Location
- Warnham Road, North Finchley London, N12 9NW England 51°36′46″N 0°10′05″W﻿ / ﻿51.61265°N 0.16812°W

Information
- Type: Academy
- Religious affiliation: Church of England
- Established: 2008
- Department for Education URN: 135507 Tables
- Ofsted: Reports
- Gender: Mixed
- Age: 4 to 18
- Enrolment: 1'564
- Website: www.wrenacademy.org

= Wren Academy =

All-through academy school in London, England

Wren Academy is a mixed all-through school (plus sixth form) located in North Finchley, London, England.

It was opened in 2008. In 2015 Wren Academy opened a primary school phase. The school also has an in-house chapel.

==All Through Academy==

Wren Academy is an all-through academy school, including Sixth form, meaning that it has pupils and students from Reception through to Year 13. Starting in 2008 with 6 forms of 180 Year 7 students the Academy grew each year with additional year groups added. The Sixth Form opened in 2013 with a two form Primary school phase starting in 2015. The school has 1640 pupils and students.

It is a mixed sex comprehensive school, where pupils are taught in single sex classes in core subjects (Maths, English and Science), and top-set Physical Education classes.

The school is sponsored by London Diocesan Board for Schools and a broadly Christian ethos guided from the Church of England. It is co-sponsored by Berkhamsted School.

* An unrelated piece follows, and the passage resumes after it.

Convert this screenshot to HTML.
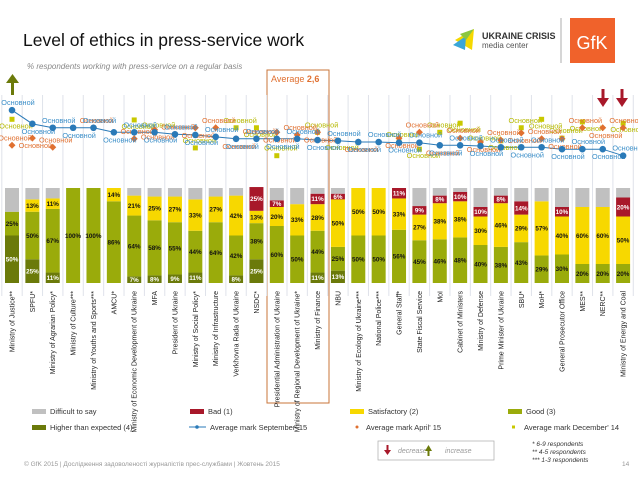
<!DOCTYPE html>
<html><head><meta charset="utf-8"><style>
body{margin:0;background:#fff;font-family:"Liberation Sans",sans-serif;}
svg{display:block}
</style></head><body>
<svg id="c" width="638" height="479" viewBox="0 0 638 479" xmlns="http://www.w3.org/2000/svg" font-family="Liberation Sans, sans-serif">
<text x="23" y="46" font-size="17.5" fill="#111">Level of ethics in press-service work</text>
<text x="27" y="69" font-size="8" font-style="italic" fill="#888">% respondents working with press-service on a regular basis</text>
<g>
<polygon points="455,40 474,29 472,50" fill="#f5d800"/>
<polygon points="453,45 466,36 465,50" fill="#3aa6d8"/>
<polygon points="460,34 474,29 466,40" fill="#8cc63f"/>
<text x="482" y="39" font-size="9" font-weight="bold" fill="#333">UKRAINE CRISIS</text>
<text x="482" y="48" font-size="8" fill="#555">media center</text>
</g>
<line x1="561" y1="18" x2="561" y2="63" stroke="#999" stroke-width="0.8"/>
<g>
<rect x="570" y="18" width="45" height="45" fill="#f0622b"/>
<text x="592" y="49" font-size="18" fill="#fff" text-anchor="middle">GfK</text>
</g>
<rect x="267" y="70" width="62" height="333" fill="none" stroke="#c8743a" stroke-width="1"/>
<text x="271" y="82" font-size="9" fill="#e07030">Average <tspan font-weight="bold">2,6</tspan></text>
<g><rect x="11" y="81" width="3" height="14" fill="#6b7a0a"/><polygon points="6,83 12.5,74 19,83" fill="#6b7a0a"/></g>
<g><rect x="601.5" y="89" width="3" height="11" fill="#a8182a"/><polygon points="597,98 603,107 609,98" fill="#a8182a"/></g>
<g><rect x="620.5" y="89" width="3" height="11" fill="#a8182a"/><polygon points="616,98 622,107 628,98" fill="#a8182a"/></g>
<g id="grid"></g><g id="bars"></g><g id="pts"></g><g id="cats"></g>
<g font-size="7.5" fill="#333">
<g><rect x="32" y="409" width="14" height="5" fill="#c0c0c0"/><text x="50" y="414">Difficult to say</text></g>
<g><rect x="190" y="409" width="14" height="5" fill="#a8182a"/><text x="208" y="414">Bad (1)</text></g>
<g><rect x="350" y="409" width="14" height="5" fill="#f7d800"/><text x="368" y="414">Satisfactory (2)</text></g>
<g><rect x="508" y="409" width="14" height="5" fill="#9aab0b"/><text x="526" y="414">Good (3)</text></g>
<g><rect x="32" y="425" width="14" height="5" fill="#6b7a0a"/><text x="50" y="430">Higher than expected (4)</text></g>
<g><line x1="189" y1="427" x2="206" y2="427" stroke="#2a7ab8"/><circle cx="197" cy="427" r="1.8" fill="#2a7ab8"/><text x="210" y="430">Average mark September' 15</text></g>
<g><circle cx="357" cy="427" r="1.5" fill="#e07030"/><text x="366" y="430">Average mark April' 15</text></g>
<g><rect x="512" y="425.5" width="3" height="3" fill="#c8c800"/><text x="524" y="430">Average mark December' 14</text></g>
</g>
<g>
<rect x="378" y="441" width="116" height="19" fill="#fff" stroke="#aaa" stroke-width="0.7"/>
<rect x="386.5" y="445" width="2" height="6" fill="#a8182a"/><polygon points="384,450 387.5,455 391,450" fill="#a8182a"/>
<text x="398" y="453" font-size="7" font-style="italic" fill="#999">decrease</text>
<rect x="427.5" y="450" width="2" height="6" fill="#6b7a0a"/><polygon points="425,451 428.5,445 432,451" fill="#6b7a0a"/>
<text x="445" y="453" font-size="7" font-style="italic" fill="#999">increase</text>
</g>
<g font-size="6.5" font-style="italic" fill="#333">
<text x="532" y="446">* 6-9 respondents</text><text x="532" y="454">** 4-5 respondents</text><text x="532" y="462">*** 1-3 respondents</text>
</g>
<text x="24" y="466" font-size="6.5" fill="#999">© GfK 2015 | Дослідження задоволеності журналістів прес-службами | Жовтень 2015</text>
<text x="622" y="466" font-size="6.5" fill="#999">14</text>
</svg>
<script>
const categories=["Ministry of Justice**","SPFU*","Ministry of Agrarian Policy*","Ministry of Culture***","Ministry of Youths and Sports***","AMCU*","Ministry of Economic Development of Ukraine","MFA","President of Ukraine","Ministry of Social Policy*","Ministry of Infrastructure","Verkhovna Rada of Ukraine","NSDC*","Presidential Administration of Ukraine","Ministry of Regional Development of Ukraine*","Ministry of Finance","NBU","Ministry of Ecology of Ukraine***","National Police***","General Staff*","State Fiscal Service","MoI","Cabinet of Ministers","Ministry of Defense","Prime Minister of Ukraine","SBU*","MoH*","General Prosecutor Office","MES**","NERC**","Ministry of Energy and Coal"];
const higher=[50,25,11,0,0,0,7,8,9,11,0,8,25,0,0,11,13,0,0,0,0,0,0,0,0,0,0,0,0,0,0];
const good=[25,50,67,100,100,86,64,58,55,44,64,42,38,60,50,44,25,50,50,56,45,46,48,40,38,43,29,30,20,20,20];
const satisfactory=[0,13,11,0,0,14,21,25,27,33,27,42,13,20,33,28,50,50,50,33,27,38,38,30,46,29,57,40,60,60,50];
const bad=[0,0,0,0,0,0,0,0,0,0,0,0,25,7,0,11,6,0,0,11,9,8,10,10,8,14,0,10,0,0,20];
const difficult=[25,12,11,0,0,0,8,9,9,12,9,8,0,13,17,6,6,0,0,0,19,8,4,20,8,14,14,20,20,20,10];
const markSep=[2.92,2.71,2.65,2.65,2.65,2.58,2.58,2.58,2.55,2.54,2.51,2.48,2.48,2.48,2.48,2.46,2.45,2.43,2.43,2.42,2.42,2.38,2.38,2.37,2.35,2.35,2.35,2.32,2.32,2.32,2.22];
const markApr=[2.38,2.49,2.35,null,2.65,null,2.48,2.62,2.55,2.65,2.65,2.48,2.48,2.58,2.54,2.58,null,2.43,null,2.49,2.58,2.38,2.49,2.43,2.46,2.57,2.48,2.48,2.65,2.65,2.65];
const markDec=[2.78,null,null,null,null,null,2.77,2.58,null,2.34,null,2.65,2.65,2.22,null,2.58,2.45,null,null,2.43,2.32,2.58,2.72,2.38,2.45,2.65,2.78,2.49,2.74,null,2.72];

const NS="http://www.w3.org/2000/svg";
const X0=12,STEP=20.37,BW=14,YB=283,BH=95;
const xc=i=>X0+i*STEP;
const yPct=p=>YB-p/100*BH;
const yMark=v=>300-v*65;
function mk(tag,attrs,parent){const e=document.createElementNS(NS,tag);for(const k in attrs)e.setAttribute(k,attrs[k]);parent.appendChild(e);return e;}
const grid=document.getElementById('grid'),bars=document.getElementById('bars'),pts=document.getElementById('pts'),cats=document.getElementById('cats');
for(let i=0;i<=categories.length;i++){
  const l=mk('line',{x1:xc(i)-STEP/2,x2:xc(i)-STEP/2,y1:95,y2:296,stroke:'#dfe2ea','stroke-width':1},grid);
  
  
}
const series=[[higher,'#6b7a0a','#fff','higher'],[good,'#9aab0b','#111','good'],[satisfactory,'#f7d800','#111','satisfactory'],[bad,'#a8182a','#fff','bad'],[difficult,'#c0c0c0','#111','difficult']];
categories.forEach((c,i)=>{
  let acc=0;
  series.forEach(([arr,col,tc,nm])=>{
    const v=arr[i]; if(!v){return;}
    const y1=yPct(acc+v),y0=yPct(acc);
    const r=mk('rect',{x:xc(i)-BW/2,y:y1,width:BW,height:y0-y1,fill:col},bars);
    
    
    if(nm!=='difficult'&&v>=5){
      const t=mk('text',{x:xc(i),y:(y0+y1)/2+2.3,'font-size':6.3,'font-weight':'bold','text-anchor':'middle',fill:tc},bars);
      t.textContent=v+'%';
      
      
    }
    acc+=v;
  });
  const t=mk('text',{transform:`translate(${xc(i)+2.5},291) rotate(-90)`,'font-size':7,'text-anchor':'end',fill:'#222'},cats);
  t.textContent=c;
  
  
});
let d='';markSep.forEach((v,i)=>{d+=(i?'L':'M')+xc(i)+','+yMark(v);});
const pl=mk('path',{d:d,fill:'none',stroke:'#2a7ab8','stroke-width':1},pts);


function lbl(x,y,col){const t=mk('text',{x:x,y:y,'font-size':7.3,fill:col,'text-anchor':'middle'},pts);t.textContent='Основной';
  
  }
markDec.forEach((v,i)=>{if(v==null)return;const y=yMark(v);
  const p=mk('rect',{x:xc(i)-2.5,y:y-2.5,width:5,height:5,fill:'#c8c800'},pts);
  
  
  lbl(xc(i)+4,y+(i%2?-5:9),'#b5b800');});
markApr.forEach((v,i)=>{if(v==null)return;const y=yMark(v);
  const p=mk('polygon',{points:`${xc(i)},${y-3.5} ${xc(i)+3.5},${y} ${xc(i)},${y+3.5} ${xc(i)-3.5},${y}`,fill:'#e07030'},pts);
  
  
  lbl(xc(i)+3,y+(i%2?10:-5),'#e07030');});
markSep.forEach((v,i)=>{const y=yMark(v);
  const p=mk('circle',{cx:xc(i),cy:y,r:3.3,fill:'#2a7ab8'},pts);
  
  
  lbl(xc(i)+6,y+(i%2?10:-5),'#3a8ec8');});
</script>
</body></html>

The Academy is an associate member of the Woodard group of schools.

===Ofsted Inspections===

Since opening in 2008 Wren Academy has received three Outstanding Ofsted reports. The latest in 2018 covered the Primary and Secondary phases rating the school outstanding in every category.

==Staff==

Adam Justice-Mills, convicted of 78 counts of child sexual offences in Barnet and Haringey between 2000 and 2020, was a full-time cover supervisor at the school from September 2010 to July 2014.